§ What is expected
Take the lines beginning with the one that contains "Write a Python" and ending with the one that contains "921, 1233, 1651, 2210, 2958]", and set them down exactly. Omit all pictures.

:: Data listing ::

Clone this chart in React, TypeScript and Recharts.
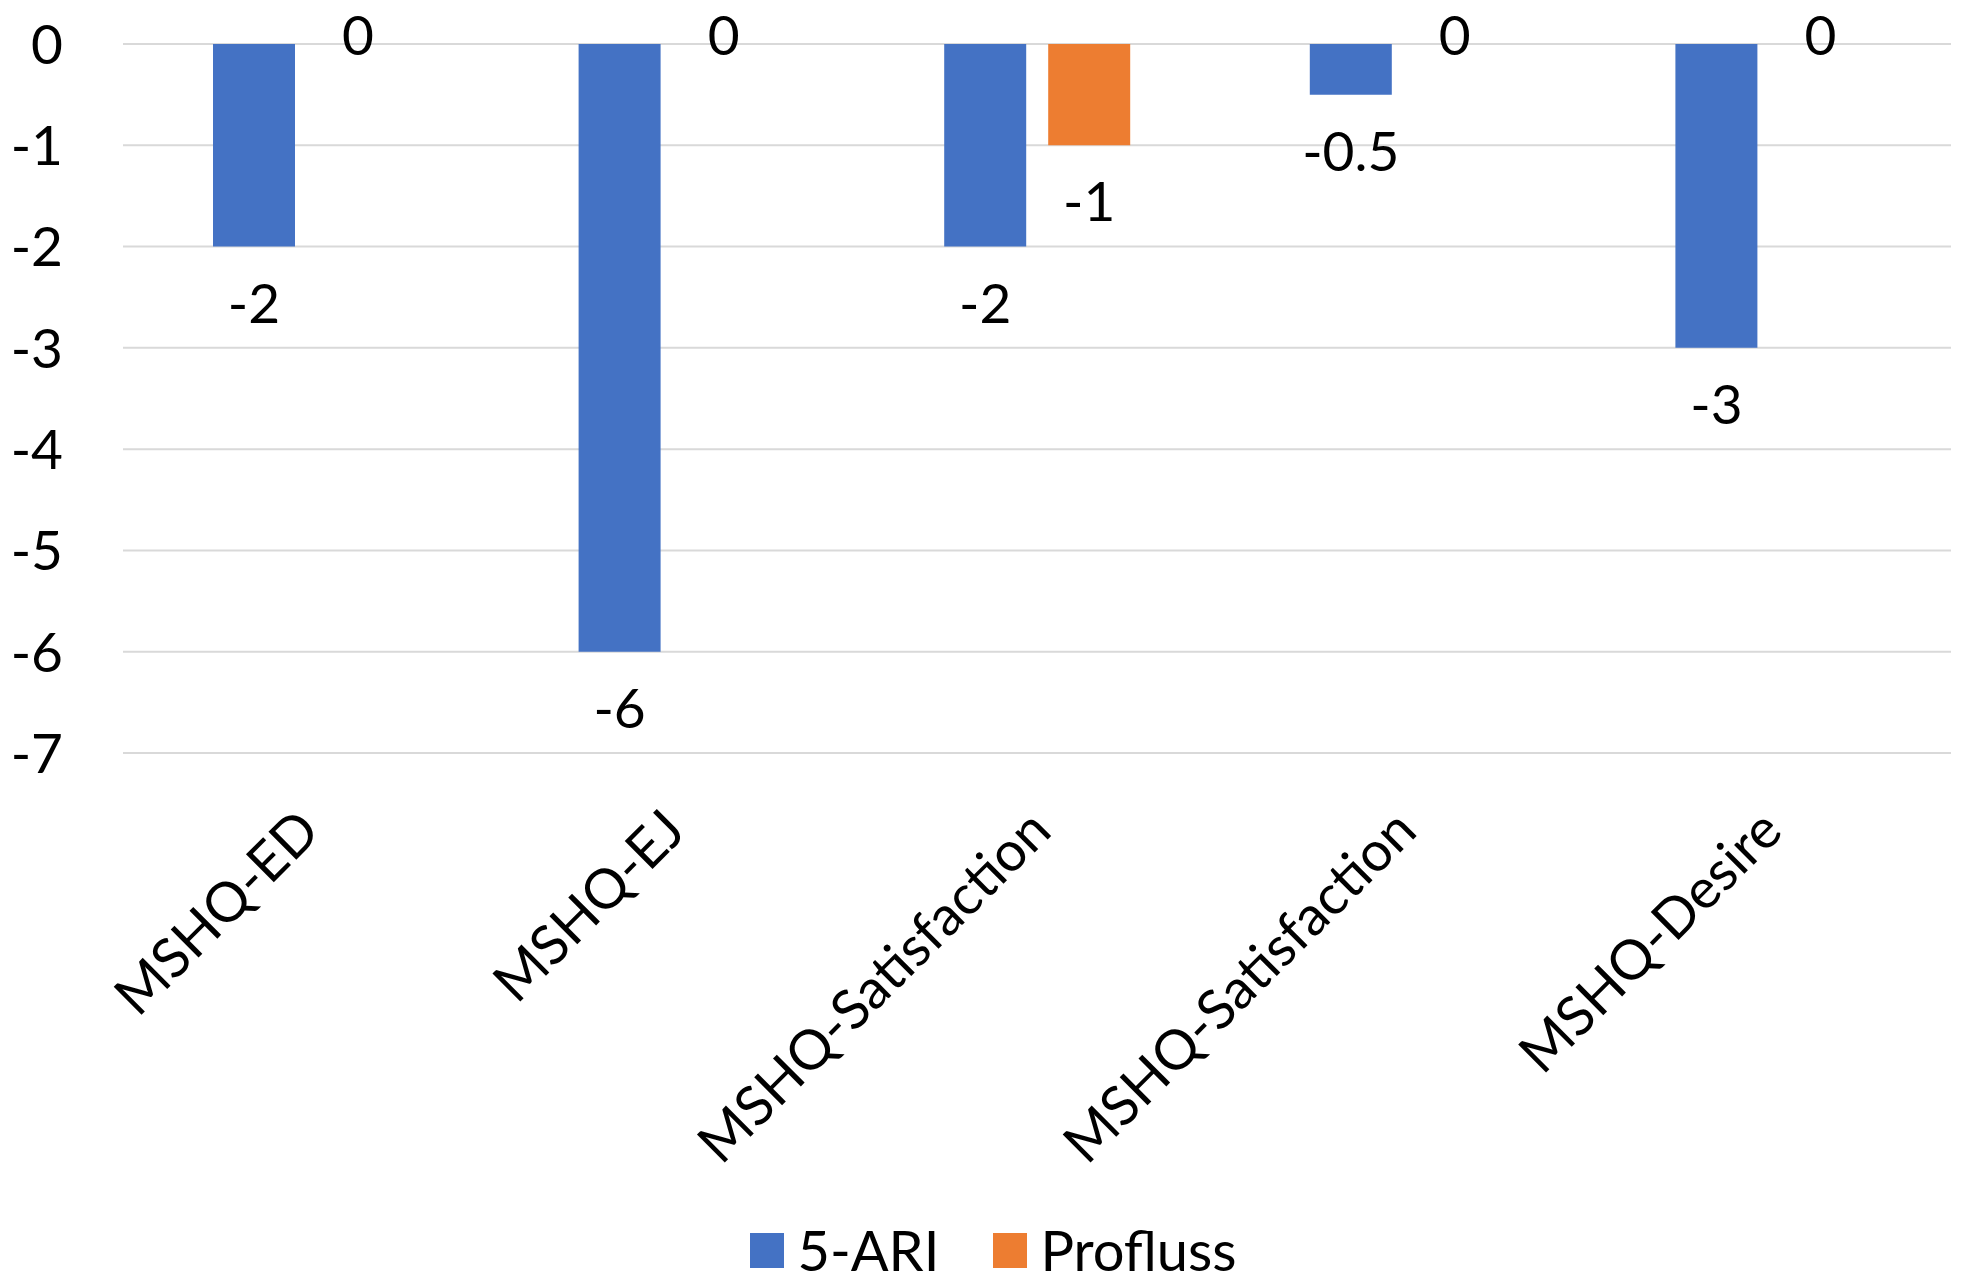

:::
:: Data listing ::

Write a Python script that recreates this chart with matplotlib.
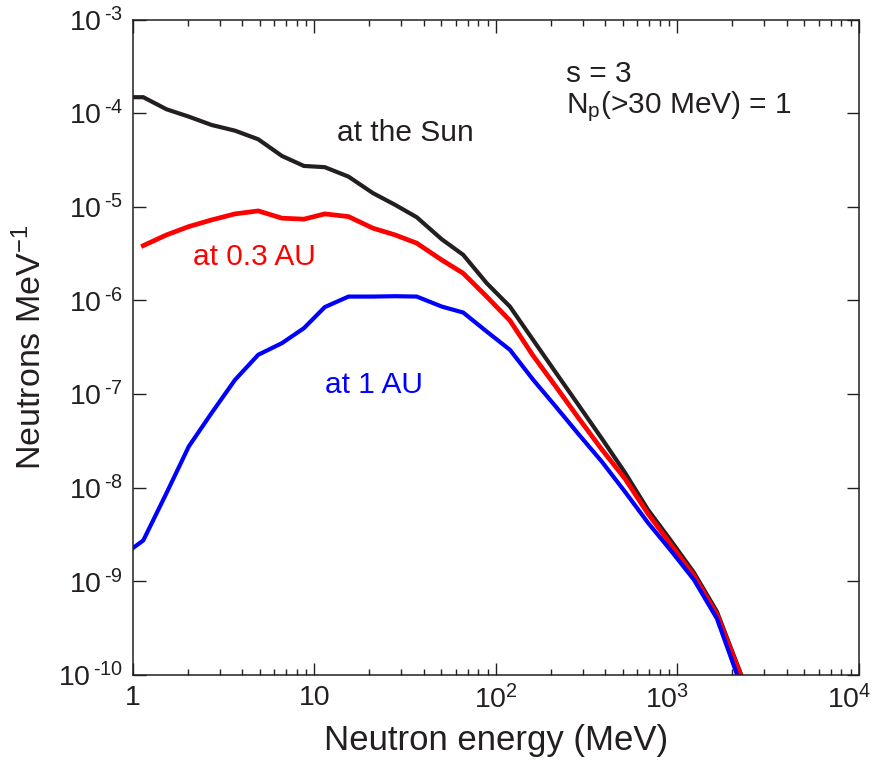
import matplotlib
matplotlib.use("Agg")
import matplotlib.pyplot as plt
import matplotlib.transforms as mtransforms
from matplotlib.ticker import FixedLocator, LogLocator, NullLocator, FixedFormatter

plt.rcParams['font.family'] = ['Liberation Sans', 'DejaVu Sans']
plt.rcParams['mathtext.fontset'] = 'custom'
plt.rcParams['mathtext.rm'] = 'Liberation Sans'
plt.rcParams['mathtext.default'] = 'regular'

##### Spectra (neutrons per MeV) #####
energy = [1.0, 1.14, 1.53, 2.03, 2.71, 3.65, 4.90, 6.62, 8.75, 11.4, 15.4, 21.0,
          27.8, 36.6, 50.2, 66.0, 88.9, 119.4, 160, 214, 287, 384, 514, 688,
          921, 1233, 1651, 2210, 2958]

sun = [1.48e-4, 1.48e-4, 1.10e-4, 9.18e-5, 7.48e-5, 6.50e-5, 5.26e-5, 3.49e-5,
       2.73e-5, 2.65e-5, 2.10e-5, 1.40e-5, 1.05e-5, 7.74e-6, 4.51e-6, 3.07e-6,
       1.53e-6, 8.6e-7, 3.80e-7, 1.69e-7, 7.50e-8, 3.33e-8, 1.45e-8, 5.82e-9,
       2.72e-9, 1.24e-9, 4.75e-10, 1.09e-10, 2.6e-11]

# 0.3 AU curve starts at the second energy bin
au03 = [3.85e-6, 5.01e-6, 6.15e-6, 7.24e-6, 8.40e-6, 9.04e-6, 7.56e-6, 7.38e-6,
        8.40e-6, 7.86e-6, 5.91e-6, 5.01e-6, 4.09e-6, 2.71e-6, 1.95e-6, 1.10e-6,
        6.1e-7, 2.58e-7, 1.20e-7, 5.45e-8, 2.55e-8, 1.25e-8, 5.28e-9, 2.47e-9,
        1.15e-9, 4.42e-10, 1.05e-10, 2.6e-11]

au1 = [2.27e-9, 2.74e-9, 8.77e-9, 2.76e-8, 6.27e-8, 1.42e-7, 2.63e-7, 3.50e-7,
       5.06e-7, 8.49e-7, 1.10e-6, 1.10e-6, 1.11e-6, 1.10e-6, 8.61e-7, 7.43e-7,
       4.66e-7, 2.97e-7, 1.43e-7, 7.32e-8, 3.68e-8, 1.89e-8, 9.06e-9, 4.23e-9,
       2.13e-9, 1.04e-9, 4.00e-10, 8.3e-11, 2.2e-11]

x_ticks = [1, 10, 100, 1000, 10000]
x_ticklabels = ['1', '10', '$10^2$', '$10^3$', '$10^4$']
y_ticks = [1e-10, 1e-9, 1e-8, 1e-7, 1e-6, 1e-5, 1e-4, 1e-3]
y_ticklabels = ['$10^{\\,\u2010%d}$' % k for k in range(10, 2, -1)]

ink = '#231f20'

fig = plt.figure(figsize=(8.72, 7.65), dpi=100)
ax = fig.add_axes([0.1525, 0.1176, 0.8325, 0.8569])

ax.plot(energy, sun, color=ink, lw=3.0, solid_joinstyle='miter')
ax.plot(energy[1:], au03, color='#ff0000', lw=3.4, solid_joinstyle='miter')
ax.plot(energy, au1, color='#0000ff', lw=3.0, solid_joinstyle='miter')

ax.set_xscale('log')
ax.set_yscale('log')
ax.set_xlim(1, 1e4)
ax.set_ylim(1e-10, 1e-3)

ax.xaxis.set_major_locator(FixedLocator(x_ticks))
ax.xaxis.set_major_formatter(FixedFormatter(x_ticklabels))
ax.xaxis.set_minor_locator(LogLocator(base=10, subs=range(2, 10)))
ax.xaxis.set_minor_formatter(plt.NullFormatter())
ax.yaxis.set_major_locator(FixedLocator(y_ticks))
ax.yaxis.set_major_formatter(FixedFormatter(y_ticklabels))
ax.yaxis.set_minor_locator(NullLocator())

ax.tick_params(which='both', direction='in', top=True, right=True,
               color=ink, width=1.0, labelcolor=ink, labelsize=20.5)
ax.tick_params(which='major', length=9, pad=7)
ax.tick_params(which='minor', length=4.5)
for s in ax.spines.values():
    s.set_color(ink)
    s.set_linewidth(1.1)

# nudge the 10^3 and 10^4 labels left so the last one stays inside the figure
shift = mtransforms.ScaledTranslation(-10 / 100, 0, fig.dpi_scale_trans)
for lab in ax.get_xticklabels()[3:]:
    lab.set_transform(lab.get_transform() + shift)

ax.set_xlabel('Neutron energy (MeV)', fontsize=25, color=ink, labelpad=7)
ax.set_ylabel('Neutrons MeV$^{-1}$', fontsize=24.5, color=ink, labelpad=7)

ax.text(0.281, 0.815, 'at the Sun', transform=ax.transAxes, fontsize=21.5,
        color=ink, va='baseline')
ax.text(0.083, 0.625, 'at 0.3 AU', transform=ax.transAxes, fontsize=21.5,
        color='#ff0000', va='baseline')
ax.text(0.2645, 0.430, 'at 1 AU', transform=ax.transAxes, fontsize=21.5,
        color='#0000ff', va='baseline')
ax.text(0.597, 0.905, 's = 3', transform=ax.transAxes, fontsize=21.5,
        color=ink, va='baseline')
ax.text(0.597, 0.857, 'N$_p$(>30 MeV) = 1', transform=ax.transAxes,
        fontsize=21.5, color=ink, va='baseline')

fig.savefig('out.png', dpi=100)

:::

§ Solution to the problem
Write a Python script that recreates this chart with matplotlib.
import matplotlib
matplotlib.use("Agg")
import matplotlib.pyplot as plt
import matplotlib.transforms as mtransforms
from matplotlib.ticker import FixedLocator, LogLocator, NullLocator, FixedFormatter

plt.rcParams['font.family'] = ['Liberation Sans', 'DejaVu Sans']
plt.rcParams['mathtext.fontset'] = 'custom'
plt.rcParams['mathtext.rm'] = 'Liberation Sans'
plt.rcParams['mathtext.default'] = 'regular'

##### Spectra (neutrons per MeV) #####
energy = [1.0, 1.14, 1.53, 2.03, 2.71, 3.65, 4.90, 6.62, 8.75, 11.4, 15.4, 21.0,
          27.8, 36.6, 50.2, 66.0, 88.9, 119.4, 160, 214, 287, 384, 514, 688,
          921, 1233, 1651, 2210, 2958]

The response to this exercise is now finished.